If the answer is not ‘no,’ it is certainly more complicated than Case and Deaton’s famous work implies, according to Ruhm. He finds that worsening mental health has real but small effects on a variety of mortality outcomes, including but not limited to drug, alcohol, and suicide deaths. And worsening mental health explains some, but far from all, of the increase in mortality among working-age whites.

How do we measure despair? Ruhm’s preferred measure comes from the Behavior Risk Factor Surveillance System, a large, federally administered survey of Americans’ mental health. Specifically, the explanatory variable is the number of days Americans report poor mental health over the past month. They have become more likely to do so over the past three decades: the average number of past-month poor mental health days grew 53% between 1993 and 2019.

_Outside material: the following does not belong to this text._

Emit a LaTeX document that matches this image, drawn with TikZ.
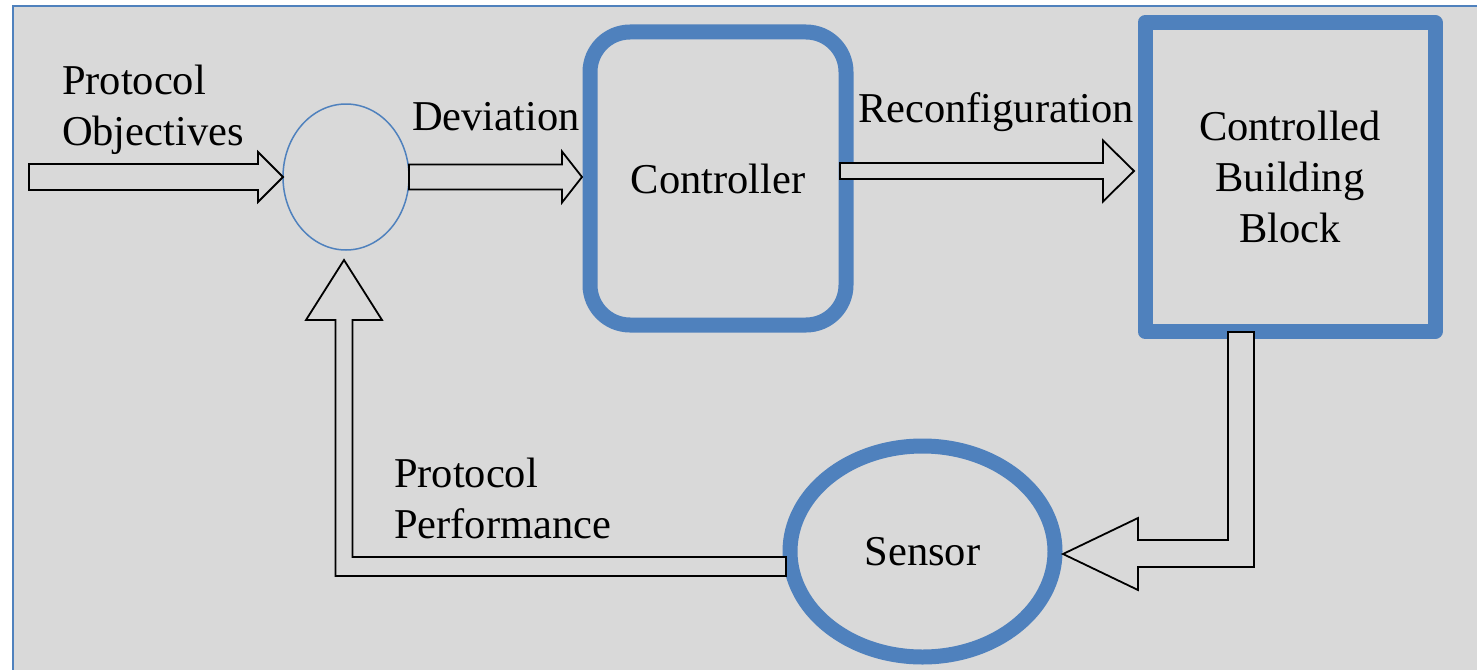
\documentclass[tikz,border=0pt]{standalone}
\usepackage{fontspec}
\setmainfont{Liberation Serif}
\newfontfamily\tnr{Liberation Serif}
\usetikzlibrary{shapes.geometric,calc}
\definecolor{ofblue}{HTML}{4F81BD}
\definecolor{bggray}{HTML}{D9D9D9}
\pgfdeclarelayer{back}
\pgfsetlayers{back,main}
\begin{document}
\begin{tikzpicture}[x=1pt,y=-1pt,
  every node/.style={font=\tnr\fontsize{42.5}{51}\selectfont, inner sep=0pt, outer sep=0pt},
  bluebox/.style={draw=ofblue, line width=15pt},
  blockarrow/.style={draw=black, line width=1.8pt, fill=bggray, line join=miter},
  lbl/.style={anchor=base west, align=left}]
\useasboundingbox (0,0) rectangle (1477,669);
\begin{pgfonlayer}{back}
  \fill[white] (0,0) rectangle (1477,669);
  \fill[bggray] (13,6) rectangle (1480,672);
  \draw[ofblue, line width=2pt] (13,672) -- (13,6) -- (1480,6);
\end{pgfonlayer}

% nodes
\node[ellipse, draw=ofblue, line width=1.5pt, minimum width=126pt, minimum height=146pt] (sum) at (346,177) {};
\node[bluebox, rounded corners=40pt, minimum width=256pt, minimum height=293pt] (ctrl) at (718,178.5) {Controller};
\node[bluebox, line join=round, minimum width=290pt, minimum height=309pt, align=center] (cbb) at (1290,177) {Controlled\\Building\\Block};
\node[bluebox, ellipse, minimum width=265pt, minimum height=211pt] (sensor) at (922.5,551.5) {Sensor};

% labels (base anchor = baseline of last line)
\node[lbl] (objlbl) at (62,145) {Protocol\\Objectives};
\node[lbl] (devlbl) at (412,130) {Deviation};
\node[lbl] (reclbl) at (858,122) {Reconfiguration};
\node[lbl] (perflbl) at (394,538) {Protocol\\Performance};

% arrow 1: objectives -> sum
\coordinate (objin) at (29,177);
\draw[blockarrow] ($(objin)+(0,-13)$) -- ($(sum.west)+(-25,-13)$) -- ($(sum.west)+(-25,-25)$) -- (sum.west)
  -- ($(sum.west)+(-25,25)$) -- ($(sum.west)+(-25,13)$) -- ($(objin)+(0,13)$) -- cycle;

% arrow 2: sum -> controller
\coordinate (t2) at ($(ctrl.west)+(-8,-1.5)$);
\draw[blockarrow] ($(sum.east)+(0,-12.5)$) -- ($(t2)+(-20,-12.5)$) -- ($(t2)+(-20,-25.5)$) -- (t2)
  -- ($(t2)+(-20,25.5)$) -- ($(t2)+(-20,12.5)$) -- ($(sum.east)+(0,12.5)$) -- cycle;

% arrow 3: controller -> controlled building block
\coordinate (s3) at ($(ctrl.east)+(-6,-7.5)$);
\coordinate (t3) at ($(cbb.west)+(-11,-6)$);
\draw[blockarrow] ($(s3)+(0,-8)$) -- ($(t3)+(-31,-8)$) -- ($(t3)+(-31,-30.5)$) -- (t3)
  -- ($(t3)+(-31,30.5)$) -- ($(t3)+(-31,8)$) -- ($(s3)+(0,8)$) -- cycle;

% arrow 4: controlled building block -> sensor
\coordinate (s4) at ($(cbb.south)+(-49,0.5)$);
\coordinate (t4) at ($(sensor.east)+(8,2.5)$);
\coordinate (c4) at (s4 |- t4);
\draw[blockarrow] ($(s4)+(-13,0)$) -- ($(s4)+(13,0)$) -- ($(c4)+(13,13)$) -- ($(t4)+(75,13)$)
  -- ($(t4)+(75,36)$) -- (t4) -- ($(t4)+(75,-36)$) -- ($(t4)+(75,-14)$) -- ($(c4)+(-13,-14)$) -- cycle;

% arrow 5: sensor -> sum
\coordinate (s5) at ($(sensor.west)+(-4,15)$);
\coordinate (t5) at ($(sum.south)+(-2,10)$);
\coordinate (c5) at (t5 |- s5);
\draw[blockarrow] ($(s5)+(0,-9.5)$) -- ($(c5)+(8.5,-9.5)$) -- ($(t5)+(8.5,60)$) -- ($(t5)+(38,60)$)
  -- (t5) -- ($(t5)+(-38,60)$) -- ($(t5)+(-8.5,60)$) -- ($(c5)+(-8.5,9.5)$) -- ($(s5)+(0,9.5)$) -- cycle;
\end{tikzpicture}
\end{document}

The paper then investigates the state-level associations between mental health and mortality, controlling for a variety of other factors. It finds relatively small effects overall. A one standard-deviation increase in poor mental health yields a 1% to 1.3% increase in mortality rates, an effect that becomes smaller with the addition of statistical controls.

Poor mental health effects some causes of death more than others, though. Investigating the traditional “deaths of despair,” Ruhm finds that a one standard deviation increase in poor mental health increases drug deaths by about 2.5% and alcohol deaths by 3.4%; suicide deaths, surprisingly, increase by only about 0.6%. But Ruhm also finds large predicted increases in other causes: heart disease, lower respiratory disease, and homicides.

What about the particular group that Case and Deaton focused on—working-age whites? The rise in deaths among this population has been identified as, among other things, a cause of President Donald Trump’s electoral success.

Again, though, the picture is more complicated. Ruhm estimates that worsening mental health explains between 16% and 29% of working-age whites’ increasing mortality. That falls to between 9% and 15% for working-age whites who never attended college—the group whom Case and Deaton identified as most at risk of a “death of despair.”

Similarly, the causes most affected by worsening mental health are not just those in the traditional “DoD” formulation. Worsening mental health acting through drug overdose, suicide, or alcohol deaths account for between 2% and 6% of mortality changes among whites, almost all through drugs. Other causes are also contributors.

What all this implies is that the causes of declining white mortality are more complicated than the “deaths of despair” narrative would imply. Yes, working-age white Americans are more prone to despair. But that rising despair does not explain the lion’s share of the increase in mortality. And to the extent that it does, it acts through a variety of causes—not just alcohol addiction, drug overdose, and suicide.

That suggests in trying to diagnose declining life expectancy, we should look elsewhere, such as at the causes of stalled progress on heart disease and the dramatic changes in the drug supply. Just as importantly, we should not be so quick to infer that phenomena like rising suicide or drug overdose are the results of rising despair, as opposed to some other factors, such as increased access to addictive drugs or methods of suicide.

Such nuance, of course, is often beyond the reach of politics. But readers should beware of anyone who reaches for “deaths of despair” as a convenient political cudgel. The reality, as we now know, is far more complicated.